Pasalnya, saat itu, banyak lembaga negara di bawah kekuasaan ABRI yang terlibat korupsi, kolusi, dan nepotisme (KKN) dan sulit dikontrol oleh publik. Namun, dwifungsi di tubuh angkatan bersenjata ini bisa terancam kembali setelah wacana revisi undang-undang TNI menuai kontroversi.
Baca Juga: Jenderal TNI Bintang Dua Batal Diperiksa, Sidang Luhut Vs Haris-Fatia Ditunda Pekan Depan
Revisi undang-undang TNI nantinya memungkinkan prajurit untuk menjabat di 18 lembaga yang masih berhubungan dengan pertahanan dan keamanan. Padahal sebelumnya jabatan tersebut diisi oleh warga sipil.
Sebanyak 18 instansi ini adalah Kementerian Koordinator Bidang Politik, Hukum, dan Keamanan (Kemenko Polhukam), Kementerian Pertahanan (Kemenhan), Sekretaris Militer Presiden, Badan Intelijen Negara, Lembaga Ketahanan Nasional, Dewan Pertahanan Nasional, Search and Rescue (SAR) Nasional, Badan Narkotika Nasional, Mahkamah Agung, Kementerian Koordinator Bidang Kemaritiman dan Investasi, Kementerian Kelautan dan Perikanan, Staf Kepresidenan, Badan Nasional Penanggulangan Terorisme, Badan Nasional Penanggulangan Bencana, Badan Nasional Pengamanan Perbatasan, Kejaksaan Agung dan kementerian atau lembaga yang membutuhkan tenaga dan keahlian prajurit aktif sesuai kebijakan presiden.

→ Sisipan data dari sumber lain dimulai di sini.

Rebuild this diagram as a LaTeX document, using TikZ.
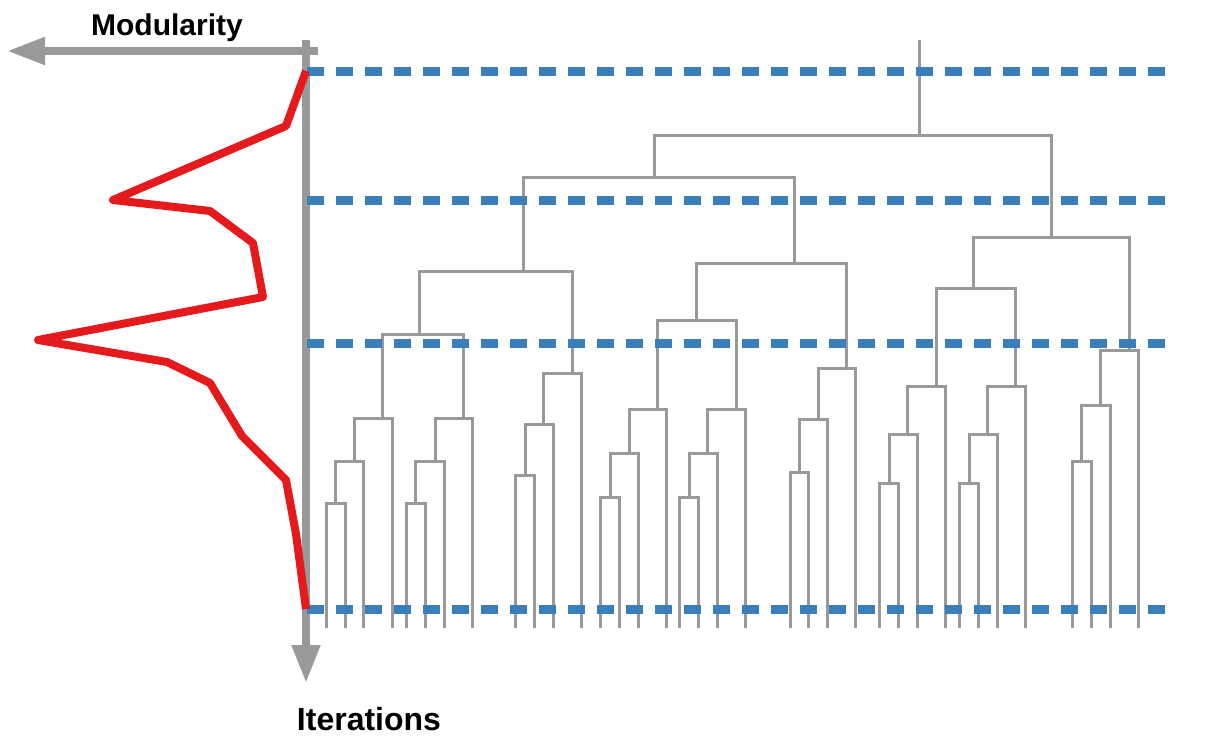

Ketua Centra Initiative, Al Araf mensinyalir bahwa rezim Orde Baru akan kembali menunjukkan dirinya di era Reformasi ketika Revisi UU TNI akhirnya diimplementasikan. Araf lebih lanjut melihat wacana Revisi UU TNI menunjukkan kemunduran jalannya reformasi dan proses demokrasi tahun 1998 di Indonesia yang telah menempatkan militer sebagai alat pertahanan negara.